Where the Bail-Out Money Goes

$335B in bail-out money have been committed by the government to date as part of the so-called TARP program. The NY Times has released an excellent graphic that shows where all this ocean of cash has been flowing.

As you know, I have been an early supporter of the financial industry bail-out, however upon seeing the NY Times graphic, I have to ask myself if this is precisely what was intended. Yes, a lot of the money has gone to bail-out commercial and investment banks, however, if you examine the list of companies that have received bail-out money, you will also find American Express - a credit card company; Hartford Life and Protective Life (protective being my own troubled life insurance company); and now several cities and states have joined the list of beggars for our tax dollars, not to mention the auto industry which has been angling for a nice chuck of change financed by - who else? - the American taxpayer.

What a sham this is turning out to be. The financial industry required saving from complete collapse for the benefit of the entire American economy. The same cannot be said for the life insurance companies, car manufacturers or local governments. Seriously, if my home state of California is $32B in the hole, let us, the residents of California, pony up the cash or else give up some services. If I as a consumer selected a failure of a life insurance company, it was my mistake. I am not expecting the Federal government to guarantee my financial decisions. And auto makers? I have spoken my mind on that farce extensively already.

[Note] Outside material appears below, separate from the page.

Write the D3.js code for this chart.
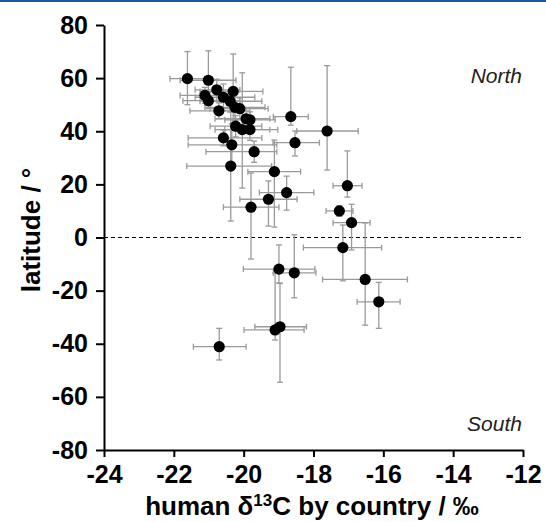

It should take more than the purchasing of a regional bank to allow for American Express to claim the title, benefits and bail-out money of a so-called "Bank Holding Company". Enough is enough. Not every failing business should be rescued by the government, and not every miserable financial decision needs to be rewarded. A line should be drawn, and the line should pass exactly at the point where the benefit of a bail-out accrues to specific individuals or limited groups, but the financial cost is borne by society at large. Banks needed to be saved so that our economy could avoid a complete melt-down. The logic does not apply to the other institutions standing in line for cash.